## Given problem:
Skip the pictures. Set down, word for word, the lines from the start of the material up to and including the line with "const xMinorA = [250, 750, 1250];".

## Dataset section:

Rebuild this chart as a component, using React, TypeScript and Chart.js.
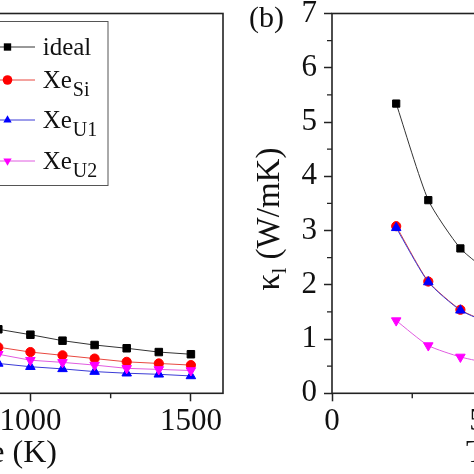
import { useEffect, useRef } from "react";
import { Chart, registerables, type Plugin } from "chart.js";

Chart.register(...registerables);

const SERIF = "'Liberation Serif', 'Times New Roman', serif";

// series: name + subscript, markers
const seriesBase = ["ideal", "Xe", "Xe", "Xe"];
const seriesSub = ["", "Si", "U1", "U2"];
const markerColors = ["#000000", "#ff0000", "#0000ff", "#ff00ff"];
const lineColors = ["#333333", "#e8473f", "#3b3bd6", "#e05ce0"];
const markerStyles = ["rect", "circle", "triangle", "triangle"];
const markerRotation = [0, 0, 0, 180];

// panel (a) - only the right end of the T axis is in view
const tempA = [900, 1000, 1100, 1200, 1300, 1400, 1500];
const idealA = [1.18, 1.08, 0.97, 0.89, 0.83, 0.76, 0.72];
const xeSiA = [0.85, 0.76, 0.7, 0.64, 0.58, 0.55, 0.52];
const xeU1A = [0.55, 0.49, 0.45, 0.4, 0.37, 0.35, 0.32];
const xeU2A = [0.72, 0.61, 0.57, 0.52, 0.46, 0.44, 0.42];
const xTicksA = [0, 500, 1000, 1500];
const xMinorA = [250, 750, 1250];

// panel (b) - kappa_l vs T, left part
const tempB = [200, 300, 400, 500];
const idealB = [5.34, 3.56, 2.67, 2.18];
const xeSiB = [3.08, 2.06, 1.54, 1.27];
const xeU1B = [3.05, 2.05, 1.53, 1.27];
const xeU2B = [1.34, 0.88, 0.67, 0.54];
const xTicksB = [0, 500, 1000, 1500];
const xMinorB = [250, 750, 1250];
const yTicksB = [0, 1, 2, 3, 4, 5, 6, 7];
const yMinorB = [0.5, 1.5, 2.5, 3.5, 4.5, 5.5, 6.5];

function buildDatasets(temps: number[], series: number[][], sizes: number[], tension: number) {
  return series.map((vals, i) => ({
    label: seriesBase[i] + seriesSub[i],
    data: temps.map((t, j) => ({ x: t, y: vals[j] })),
    borderColor: lineColors[i],
    borderWidth: 1,
    backgroundColor: markerColors[i],
    pointBackgroundColor: markerColors[i],
    pointBorderColor: markerColors[i],
    pointBorderWidth: 1,
    pointStyle: markerStyles[i],
    pointRotation: markerRotation[i],
    pointRadius: sizes[i],
    tension,
    order: 4 - i,
  }));
}

function drawMarker(ctx: CanvasRenderingContext2D, i: number, x: number, y: number, r: number) {
  ctx.fillStyle = markerColors[i];
  ctx.beginPath();
  if (markerStyles[i] === "rect") {
    const h = r * Math.SQRT1_2;
    ctx.rect(x - h, y - h, 2 * h, 2 * h);
  } else if (markerStyles[i] === "circle") {
    ctx.arc(x, y, r, 0, Math.PI * 2);
  } else {
    const s = markerRotation[i] === 180 ? -1 : 1;
    const w = (r * Math.sqrt(3)) / 2;
    ctx.moveTo(x, y - s * r);
    ctx.lineTo(x + w, y + (s * r) / 2);
    ctx.lineTo(x - w, y + (s * r) / 2);
    ctx.closePath();
  }
  ctx.fill();
}

// box round the plot + short outward minor ticks
const framePlugin: Plugin<"line"> = {
  id: "frameAndMinor",
  afterDatasetsDraw(chart, _args, opts: any) {
    const { ctx, chartArea: a, scales } = chart;
    ctx.save();
    ctx.strokeStyle = "#222";
    ctx.lineWidth = 1.6;
    ctx.strokeRect(a.left, a.top, a.right - a.left, a.bottom - a.top);
    ctx.lineWidth = 1.4;
    ctx.beginPath();
    for (const v of opts.xMinor ?? []) {
      const px = scales.x.getPixelForValue(v);
      ctx.moveTo(px, a.bottom);
      ctx.lineTo(px, a.bottom + 5);
    }
    for (const v of opts.yMinor ?? []) {
      const py = scales.y.getPixelForValue(v);
      ctx.moveTo(a.left, py);
      ctx.lineTo(a.left - 5, py);
    }
    ctx.stroke();
    ctx.restore();
  },
};

// legend with subscripts, top-left of panel (a)
const legendPlugin: Plugin<"line"> = {
  id: "subLegend",
  afterDraw(chart) {
    const { ctx, chartArea: a } = chart;
    const right = a.right - 115;
    const top = a.top + 8;
    const rows = [25.5, 58.5, 98.5, 139.5];
    ctx.save();
    ctx.fillStyle = "#fff";
    ctx.fillRect(right - 170, top, 170, 164);
    ctx.strokeStyle = "#555";
    ctx.lineWidth = 1;
    ctx.strokeRect(right - 170, top, 170, 164);
    rows.forEach((dy, i) => {
      const y = top + dy;
      ctx.strokeStyle = lineColors[i];
      ctx.lineWidth = 1;
      ctx.beginPath();
      ctx.moveTo(right - 135, y);
      ctx.lineTo(right - 73, y);
      ctx.stroke();
      drawMarker(ctx, i, right - 100.5, y, i === 0 ? 5.2 : 4.8);
      ctx.fillStyle = "#111";
      ctx.textBaseline = "alphabetic";
      ctx.textAlign = "left";
      ctx.font = `25px ${SERIF}`;
      const tx = right - 65.3;
      ctx.fillText(seriesBase[i], tx, y + 8);
      if (seriesSub[i]) {
        const w = ctx.measureText(seriesBase[i]).width;
        ctx.font = `20px ${SERIF}`;
        ctx.fillText(seriesSub[i], tx + w + 1, y + 16);
      }
    });
    ctx.restore();
  },
};

// "(b)" tag and the rotated kappa_l axis title
const panelBTextPlugin: Plugin<"line"> = {
  id: "panelBText",
  afterDraw(chart) {
    const ctx = chart.ctx;
    ctx.save();
    ctx.fillStyle = "#111";
    ctx.font = `30px ${SERIF}`;
    ctx.textAlign = "center";
    ctx.textBaseline = "alphabetic";
    ctx.fillText("(b)", 29.5, 47);

    ctx.translate(42, 239);
    ctx.rotate(-Math.PI / 2);
    ctx.textAlign = "left";
    const big = `33px ${SERIF}`;
    const small = `22px ${SERIF}`;
    ctx.font = big;
    const wK = ctx.measureText("\u03ba").width;
    const wRest = ctx.measureText(" (W/mK)").width;
    ctx.font = small;
    const wL = ctx.measureText("l").width;
    let x = -(wK + wL + wRest) / 2;
    ctx.font = big;
    ctx.fillText("\u03ba", x, 0);
    x += wK;
    ctx.font = small;
    ctx.fillText("l", x, 7);
    x += wL;
    ctx.font = big;
    ctx.fillText(" (W/mK)", x, 0);
    ctx.restore();
  },
};

const tickGrid = {
  drawOnChartArea: false,
  drawTicks: true,
  tickLength: 8,
  tickColor: "#222",
  tickWidth: 1.5,
};
const tickFont = { family: SERIF, size: 31 };
const titleFont = { family: SERIF, size: 32 };

const configA: any = {
  type: "line",
  data: { datasets: buildDatasets(tempA, [idealA, xeSiA, xeU1A, xeU2A], [5.3, 4.6, 5.5, 5.5], 0) },
  options: {
    responsive: false,
    animation: false,
    layout: { padding: { left: 97.3, right: 7, top: 13.5, bottom: 0 } },
    plugins: {
      legend: { display: false },
      tooltip: { enabled: false },
      frameAndMinor: { xMinor: xMinorA, yMinor: [] },
    },
    scales: {
      x: {
        type: "linear",
        min: -100,
        max: 1600,
        afterBuildTicks: (s: any) => {
          s.ticks = xTicksA.map((v) => ({ value: v }));
        },
        afterFit: (s: any) => {
          s.height = 80.7;
        },
        border: { display: false },
        grid: tickGrid,
        ticks: { color: "#111", font: tickFont, padding: 2, maxRotation: 0, autoSkip: false, callback: (v: any) => String(v) },
        title: { display: true, text: "Temperature (K)", color: "#111", font: titleFont, padding: { top: 0, bottom: 1 } },
      },
      y: { type: "linear", min: 0, max: 7, display: false },
    },
  },
  plugins: [framePlugin, legendPlugin],
};

const configB: any = {
  type: "line",
  data: { datasets: buildDatasets(tempB, [idealB, xeSiB, xeU1B, xeU2B], [5.1, 4.6, 5.5, 5.5], 0.2) },
  options: {
    responsive: false,
    animation: false,
    layout: { padding: { left: 0, right: 53.5, top: 33.5, bottom: 0 } },
    plugins: {
      legend: { display: false },
      tooltip: { enabled: false },
      frameAndMinor: { xMinor: xMinorB, yMinor: yMinorB },
    },
    scales: {
      x: {
        type: "linear",
        min: 0,
        max: 1500,
        afterBuildTicks: (s: any) => {
          s.ticks = xTicksB.map((v) => ({ value: v }));
        },
        afterFit: (s: any) => {
          s.height = 80.7;
        },
        border: { display: false },
        grid: tickGrid,
        ticks: { color: "#111", font: tickFont, padding: 2, maxRotation: 0, autoSkip: false, callback: (v: any) => String(v) },
        title: { display: true, text: "Temperature (K)", color: "#111", font: titleFont, padding: { top: 0, bottom: 1 } },
      },
      y: {
        type: "linear",
        min: 0,
        max: 7,
        afterBuildTicks: (s: any) => {
          s.ticks = yTicksB.map((v) => ({ value: v }));
        },
        afterFit: (s: any) => {
          s.width = 95;
        },
        border: { display: false },
        grid: tickGrid,
        ticks: { color: "#111", font: tickFont, padding: 7, callback: (v: any) => String(v) },
      },
    },
  },
  plugins: [framePlugin, panelBTextPlugin],
};

function Panel({ config, left, top, width, height }: { config: any; left: number; top: number; width: number; height: number }) {
  const canvasRef = useRef<HTMLCanvasElement>(null);

  useEffect(() => {
    if (!canvasRef.current) return;
    const chart = new Chart(canvasRef.current, config);
    return () => {
      chart.destroy();
    };
  }, [config]);

  return (
    <canvas
      ref={canvasRef}
      width={width}
      height={height}
      style={{ position: "absolute", left, top, width, height }}
    />
  );
}

export default function App() {
  return (
    <div
      style={{
        position: "fixed",
        left: 0,
        top: 0,
        width: 474,
        height: 474,
        overflow: "hidden",
        background: "#fff",
      }}
    >
      <Panel config={configA} left={-420} top={0} width={650} height={474} />
      <Panel config={configB} left={237} top={-20} width={630} height={494} />
    </div>
  );
}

## Right answer:
Rebuild this chart as a component, using React, TypeScript and Chart.js.
import { useEffect, useRef } from "react";
import { Chart, registerables, type Plugin } from "chart.js";

Chart.register(...registerables);

const SERIF = "'Liberation Serif', 'Times New Roman', serif";

// series: name + subscript, markers
const seriesBase = ["ideal", "Xe", "Xe", "Xe"];
const seriesSub = ["", "Si", "U1", "U2"];
const markerColors = ["#000000", "#ff0000", "#0000ff", "#ff00ff"];
const lineColors = ["#333333", "#e8473f", "#3b3bd6", "#e05ce0"];
const markerStyles = ["rect", "circle", "triangle", "triangle"];
const markerRotation = [0, 0, 0, 180];

// panel (a) - only the right end of the T axis is in view
const tempA = [900, 1000, 1100, 1200, 1300, 1400, 1500];
const idealA = [1.18, 1.08, 0.97, 0.89, 0.83, 0.76, 0.72];
const xeSiA = [0.85, 0.76, 0.7, 0.64, 0.58, 0.55, 0.52];
const xeU1A = [0.55, 0.49, 0.45, 0.4, 0.37, 0.35, 0.32];
const xeU2A = [0.72, 0.61, 0.57, 0.52, 0.46, 0.44, 0.42];
const xTicksA = [0, 500, 1000, 1500];
const xMinorA = [250, 750, 1250];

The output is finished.